Andrea Berzlanovich: Es liegt an den Männer, denke ich. Frauen werden einfach nicht rangelassen. Vielfach werden sie arbeitsmäßig so stark eingedeckt, dass sie keine Zeit mehr finden um wissenschaftlich arbeiten zu können. Männer sagen vielleicht leichter "Nein", wenn sie gefragt werden, ob sie administrative Zusatzarbeit auch noch erledigen könnten.

"Wiener Zeitung": Was waren für Sie persönlich die größten Schwierigkeiten?

Andrea Berzlanovich: Das größte Problem war stets, Zeit zu finden, um schreiben zu können. Neben den Routinetätigkeiten ist dafür oft kein Platz mehr. In der Zeit, in der ich meine Habilitationsschrift verfasst habe, bin ich regelmäßig nicht vor halb elf Uhr abends aus dem Büro gekommen. Den Hauptteil meiner Arbeit habe ich aber in meiner Freizeit und im Urlaub geschrieben.
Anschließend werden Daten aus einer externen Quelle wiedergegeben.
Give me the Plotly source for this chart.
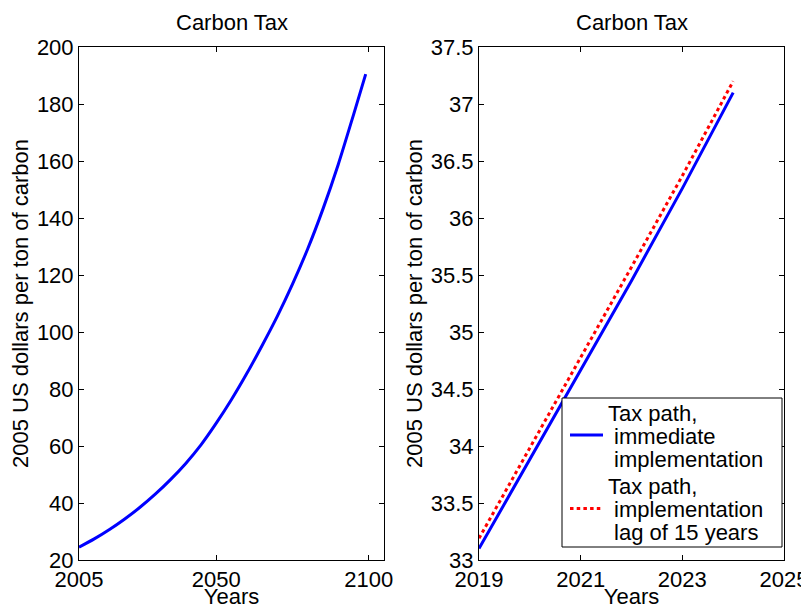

"Wiener Zeitung": Sie gehen jetzt für ein Jahr nach München. Haben Sie die Streitereien am Wiener Institut rund um Kostenersätze und fragwürdige Gutachtertätigkeiten satt?

Andrea Berzlanovich: Das war eine private Entscheidung. Da ich keine Gutachten mache, betrifft mich die Diskussion über die Kostenersätze nicht.